#### [THE PROBLEM]
Output the line that holds "Emit a component", the line that holds "import * as", and every line between them, exactly, but none of the pictures.

#### [SUPPLIED MATERIAL]
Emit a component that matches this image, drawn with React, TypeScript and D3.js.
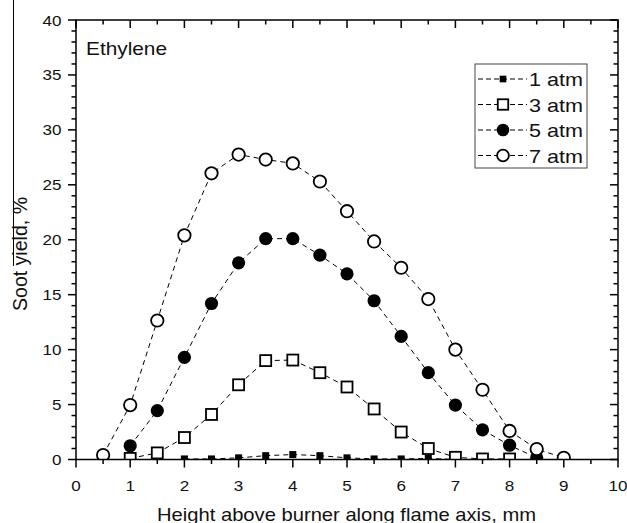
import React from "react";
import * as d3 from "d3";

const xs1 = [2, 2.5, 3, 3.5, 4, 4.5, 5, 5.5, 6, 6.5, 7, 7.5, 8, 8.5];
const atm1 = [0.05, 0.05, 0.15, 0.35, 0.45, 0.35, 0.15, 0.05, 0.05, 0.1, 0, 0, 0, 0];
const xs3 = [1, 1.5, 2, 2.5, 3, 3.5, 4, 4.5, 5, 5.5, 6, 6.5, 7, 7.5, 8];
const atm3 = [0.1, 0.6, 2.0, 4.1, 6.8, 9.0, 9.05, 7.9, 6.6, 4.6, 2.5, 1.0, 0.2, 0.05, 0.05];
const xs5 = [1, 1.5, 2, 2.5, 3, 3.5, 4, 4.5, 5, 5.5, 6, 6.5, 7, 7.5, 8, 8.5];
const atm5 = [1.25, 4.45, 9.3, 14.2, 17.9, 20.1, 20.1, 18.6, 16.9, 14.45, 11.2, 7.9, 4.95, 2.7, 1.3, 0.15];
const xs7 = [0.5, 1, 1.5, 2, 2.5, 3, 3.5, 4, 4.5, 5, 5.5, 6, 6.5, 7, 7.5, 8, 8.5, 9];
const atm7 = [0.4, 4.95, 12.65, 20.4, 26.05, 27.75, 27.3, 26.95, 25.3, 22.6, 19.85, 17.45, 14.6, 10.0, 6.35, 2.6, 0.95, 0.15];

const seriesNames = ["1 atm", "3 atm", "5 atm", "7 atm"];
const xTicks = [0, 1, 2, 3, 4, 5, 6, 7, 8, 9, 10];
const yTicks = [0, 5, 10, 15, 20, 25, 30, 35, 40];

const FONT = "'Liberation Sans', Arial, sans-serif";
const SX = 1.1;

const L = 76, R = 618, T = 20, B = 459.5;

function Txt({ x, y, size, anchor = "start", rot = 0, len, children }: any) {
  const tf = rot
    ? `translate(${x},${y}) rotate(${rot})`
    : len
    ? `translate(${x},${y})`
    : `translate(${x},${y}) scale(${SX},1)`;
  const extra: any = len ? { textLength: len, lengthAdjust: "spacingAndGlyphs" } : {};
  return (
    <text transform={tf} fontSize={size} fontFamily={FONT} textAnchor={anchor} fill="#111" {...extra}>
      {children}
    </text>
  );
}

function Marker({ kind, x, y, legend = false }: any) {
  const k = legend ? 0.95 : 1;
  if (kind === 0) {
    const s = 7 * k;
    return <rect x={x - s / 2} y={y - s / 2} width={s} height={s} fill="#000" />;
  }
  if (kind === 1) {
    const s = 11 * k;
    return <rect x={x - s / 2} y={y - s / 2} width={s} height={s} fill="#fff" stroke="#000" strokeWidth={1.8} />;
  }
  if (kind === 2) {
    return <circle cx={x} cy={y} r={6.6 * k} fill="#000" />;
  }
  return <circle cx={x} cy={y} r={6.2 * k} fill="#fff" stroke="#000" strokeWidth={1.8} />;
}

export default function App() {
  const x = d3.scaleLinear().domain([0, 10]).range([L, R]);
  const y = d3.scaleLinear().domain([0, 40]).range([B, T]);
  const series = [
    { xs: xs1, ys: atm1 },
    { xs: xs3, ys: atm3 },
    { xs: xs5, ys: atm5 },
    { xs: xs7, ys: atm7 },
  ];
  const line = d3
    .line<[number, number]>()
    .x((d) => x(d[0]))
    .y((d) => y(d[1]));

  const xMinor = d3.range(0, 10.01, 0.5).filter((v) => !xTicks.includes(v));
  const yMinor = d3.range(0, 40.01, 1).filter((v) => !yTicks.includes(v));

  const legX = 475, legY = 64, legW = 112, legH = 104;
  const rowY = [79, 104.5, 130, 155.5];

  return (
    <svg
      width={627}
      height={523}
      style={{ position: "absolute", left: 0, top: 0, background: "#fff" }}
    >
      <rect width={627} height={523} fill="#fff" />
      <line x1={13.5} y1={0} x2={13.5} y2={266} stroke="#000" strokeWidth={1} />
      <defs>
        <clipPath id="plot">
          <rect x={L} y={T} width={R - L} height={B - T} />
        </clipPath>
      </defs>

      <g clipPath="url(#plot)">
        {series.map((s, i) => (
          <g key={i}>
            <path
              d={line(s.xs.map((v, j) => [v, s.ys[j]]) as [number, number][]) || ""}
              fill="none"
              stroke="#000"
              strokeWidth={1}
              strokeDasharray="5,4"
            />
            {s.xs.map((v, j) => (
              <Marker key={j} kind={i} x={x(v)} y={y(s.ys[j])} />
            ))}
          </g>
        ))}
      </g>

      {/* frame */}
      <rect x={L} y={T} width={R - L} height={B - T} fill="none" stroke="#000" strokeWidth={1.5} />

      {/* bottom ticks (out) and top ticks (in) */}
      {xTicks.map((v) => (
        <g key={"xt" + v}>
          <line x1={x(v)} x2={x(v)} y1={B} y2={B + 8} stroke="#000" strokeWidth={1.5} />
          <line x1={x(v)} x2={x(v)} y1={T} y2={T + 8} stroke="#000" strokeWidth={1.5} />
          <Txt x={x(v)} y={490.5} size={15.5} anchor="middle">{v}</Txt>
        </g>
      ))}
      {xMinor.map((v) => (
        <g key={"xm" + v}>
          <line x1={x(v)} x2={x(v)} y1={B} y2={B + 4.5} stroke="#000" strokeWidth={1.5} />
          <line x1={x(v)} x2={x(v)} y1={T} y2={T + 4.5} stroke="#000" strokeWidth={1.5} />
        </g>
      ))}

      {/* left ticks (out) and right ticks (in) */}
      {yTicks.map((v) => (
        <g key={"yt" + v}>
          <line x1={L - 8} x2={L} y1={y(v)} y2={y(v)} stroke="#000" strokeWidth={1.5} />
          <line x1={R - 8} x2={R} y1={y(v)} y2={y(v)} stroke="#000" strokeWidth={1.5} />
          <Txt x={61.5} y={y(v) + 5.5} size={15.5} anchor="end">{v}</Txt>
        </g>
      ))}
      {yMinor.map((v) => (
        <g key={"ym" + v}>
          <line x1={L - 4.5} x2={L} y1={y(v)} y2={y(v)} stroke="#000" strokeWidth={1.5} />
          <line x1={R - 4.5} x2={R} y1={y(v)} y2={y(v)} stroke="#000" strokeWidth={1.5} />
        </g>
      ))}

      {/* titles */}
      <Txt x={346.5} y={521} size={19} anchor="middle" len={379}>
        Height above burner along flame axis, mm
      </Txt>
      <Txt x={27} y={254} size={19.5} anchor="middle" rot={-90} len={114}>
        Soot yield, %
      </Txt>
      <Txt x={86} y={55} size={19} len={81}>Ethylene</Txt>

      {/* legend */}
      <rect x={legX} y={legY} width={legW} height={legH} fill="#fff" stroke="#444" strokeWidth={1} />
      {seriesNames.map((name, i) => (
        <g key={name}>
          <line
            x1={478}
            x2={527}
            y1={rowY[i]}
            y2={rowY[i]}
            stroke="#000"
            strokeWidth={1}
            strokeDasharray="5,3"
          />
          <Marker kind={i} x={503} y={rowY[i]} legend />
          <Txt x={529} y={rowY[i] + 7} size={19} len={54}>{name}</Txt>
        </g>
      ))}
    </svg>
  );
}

--

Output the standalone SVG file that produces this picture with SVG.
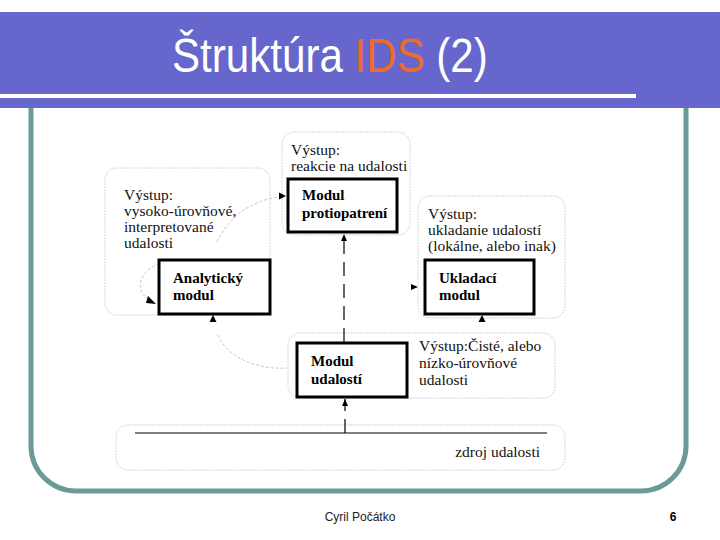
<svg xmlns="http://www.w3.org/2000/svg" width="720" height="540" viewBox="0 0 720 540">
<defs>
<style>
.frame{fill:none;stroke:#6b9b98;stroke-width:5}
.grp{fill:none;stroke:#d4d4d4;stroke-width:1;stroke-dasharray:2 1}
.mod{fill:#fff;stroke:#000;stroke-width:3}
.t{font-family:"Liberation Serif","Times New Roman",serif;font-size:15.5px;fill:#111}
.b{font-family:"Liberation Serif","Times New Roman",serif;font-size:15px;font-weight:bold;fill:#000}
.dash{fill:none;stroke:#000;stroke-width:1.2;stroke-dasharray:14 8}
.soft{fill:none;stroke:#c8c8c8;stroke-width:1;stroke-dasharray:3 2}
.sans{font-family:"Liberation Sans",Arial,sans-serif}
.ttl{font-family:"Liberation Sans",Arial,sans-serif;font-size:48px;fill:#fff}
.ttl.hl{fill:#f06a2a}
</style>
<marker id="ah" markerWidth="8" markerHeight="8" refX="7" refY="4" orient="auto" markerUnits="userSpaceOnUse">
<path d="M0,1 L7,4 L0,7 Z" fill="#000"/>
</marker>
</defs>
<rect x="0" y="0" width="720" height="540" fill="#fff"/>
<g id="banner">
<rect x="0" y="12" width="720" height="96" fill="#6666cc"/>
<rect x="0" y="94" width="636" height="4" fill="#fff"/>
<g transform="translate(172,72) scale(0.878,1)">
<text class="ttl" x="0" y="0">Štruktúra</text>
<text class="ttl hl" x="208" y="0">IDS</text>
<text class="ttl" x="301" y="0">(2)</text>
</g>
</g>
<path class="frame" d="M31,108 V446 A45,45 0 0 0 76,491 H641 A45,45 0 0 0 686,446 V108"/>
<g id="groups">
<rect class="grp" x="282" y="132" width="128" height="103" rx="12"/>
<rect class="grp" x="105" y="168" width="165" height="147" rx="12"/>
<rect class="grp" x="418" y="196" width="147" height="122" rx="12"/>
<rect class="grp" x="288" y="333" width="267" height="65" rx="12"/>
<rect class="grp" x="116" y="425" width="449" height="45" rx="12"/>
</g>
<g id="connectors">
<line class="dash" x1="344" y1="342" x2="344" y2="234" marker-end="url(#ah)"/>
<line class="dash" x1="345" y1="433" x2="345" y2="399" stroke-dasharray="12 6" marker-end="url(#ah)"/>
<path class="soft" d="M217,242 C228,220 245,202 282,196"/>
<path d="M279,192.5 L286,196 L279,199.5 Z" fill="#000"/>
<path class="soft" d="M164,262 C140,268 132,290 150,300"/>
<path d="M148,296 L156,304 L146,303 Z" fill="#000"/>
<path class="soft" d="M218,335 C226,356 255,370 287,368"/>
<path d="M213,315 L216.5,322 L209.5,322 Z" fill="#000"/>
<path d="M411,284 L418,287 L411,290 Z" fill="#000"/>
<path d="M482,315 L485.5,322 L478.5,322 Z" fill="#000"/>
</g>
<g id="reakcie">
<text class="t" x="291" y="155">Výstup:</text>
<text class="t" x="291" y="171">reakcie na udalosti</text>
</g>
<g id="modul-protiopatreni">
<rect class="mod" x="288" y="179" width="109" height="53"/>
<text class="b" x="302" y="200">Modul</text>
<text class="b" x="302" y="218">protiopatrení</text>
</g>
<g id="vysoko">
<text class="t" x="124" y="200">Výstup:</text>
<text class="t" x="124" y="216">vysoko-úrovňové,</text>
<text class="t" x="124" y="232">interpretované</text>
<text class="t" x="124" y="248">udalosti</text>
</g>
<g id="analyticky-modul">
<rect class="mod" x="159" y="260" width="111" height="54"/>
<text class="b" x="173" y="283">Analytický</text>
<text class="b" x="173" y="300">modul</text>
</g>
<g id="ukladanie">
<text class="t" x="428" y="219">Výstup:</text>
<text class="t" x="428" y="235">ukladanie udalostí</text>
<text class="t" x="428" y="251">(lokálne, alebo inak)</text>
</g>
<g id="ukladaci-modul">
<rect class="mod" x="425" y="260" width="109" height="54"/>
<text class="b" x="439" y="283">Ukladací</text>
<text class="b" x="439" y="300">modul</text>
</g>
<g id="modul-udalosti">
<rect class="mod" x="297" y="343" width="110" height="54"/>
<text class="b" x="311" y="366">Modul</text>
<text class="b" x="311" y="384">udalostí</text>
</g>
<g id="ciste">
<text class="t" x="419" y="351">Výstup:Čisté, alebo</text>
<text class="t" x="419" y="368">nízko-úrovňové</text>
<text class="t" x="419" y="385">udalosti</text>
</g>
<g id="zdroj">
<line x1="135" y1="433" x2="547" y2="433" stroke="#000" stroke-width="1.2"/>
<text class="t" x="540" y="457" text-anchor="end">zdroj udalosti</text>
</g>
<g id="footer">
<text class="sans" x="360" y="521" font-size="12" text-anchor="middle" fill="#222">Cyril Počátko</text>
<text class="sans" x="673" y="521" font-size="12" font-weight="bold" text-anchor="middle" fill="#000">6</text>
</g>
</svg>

#### [RIGHT ANSWER]
Emit a component that matches this image, drawn with React, TypeScript and D3.js.
import React from "react";
import * as d3 from "d3";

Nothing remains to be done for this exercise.